Mais soudain la conversation prit une étrange tournure. Yaroslav Iliitch parla de l’hypocrisie des gens en général, de l’instabilité du bonheur en ce monde et de cette futilité qu’est la vie. En passant il ne manqua pas de nommer Pouchkine, mais avec une indifférence très-marquée. Il parla de ses « bons amis » avec cynisme et s’emporta même contre la fausseté, contre le mensonge de ceux qui, dans le monde, s’appellent amis, alors que l’amitié sincère n’existe pas et n’a jamais existé. – Oui, vraiment, Yaroslav Iliitch est devenu intelligent. Ordinov ne le contredisait pas, mais il se sentait très-triste. Il lui semblait qu’il enterrait son meilleur ami. »

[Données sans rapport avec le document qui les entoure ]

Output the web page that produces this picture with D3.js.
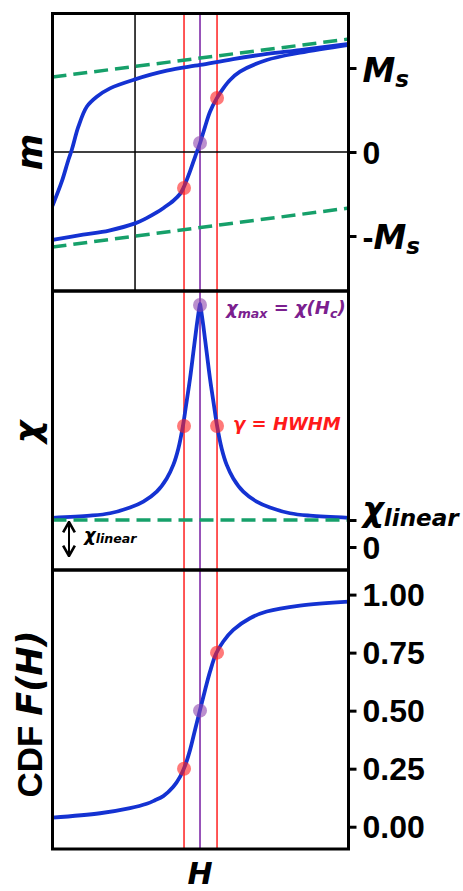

« Mais voici qui passe toute imagination : vous souvenez-vous du propriétaire ? Un homme pieux, honorable, d’extérieur si noble !…

– Eh bien ? »

« – Jugez d’après cela de toute l’humanité : c’était le chef de la bande ! N’est-ce pas incroyable ?

Yaroslav Iliitch était très-animé. Et il jugeait vraiment de toute l’humanité d’après cela : il ne pouvait faire autrement, c’était dans son caractère.

– Et les autres ? Et Mourine ? – demanda Ordinov à voix basse.

– Ah ! Mourine ! Mourine ! ce vénérable vieillard, si noble… mais permettez, vous m’éclairez d’une nouvelle lumière…

– Quoi donc ? En était-il aussi ?

L’impatience faisait bondir dans sa poitrine le cœur d’Ordinov.

– Mais non, que dites-vous là ? – reprit Yaroslav Iliitch en fixant sur Ordinov un regard de plomb (signe qu’il réfléchissait) : Mourine ne pouvait en être, puisque trois semaines auparavant il était parti avec sa femme pour son pays… J’ai appris cela du dvornik… le petit Tartare, vous vous rappelez ? »



CONCLUSION :
Est-ce que je trouve subjectivement que la lecture ce de livre est indispensable ? Non.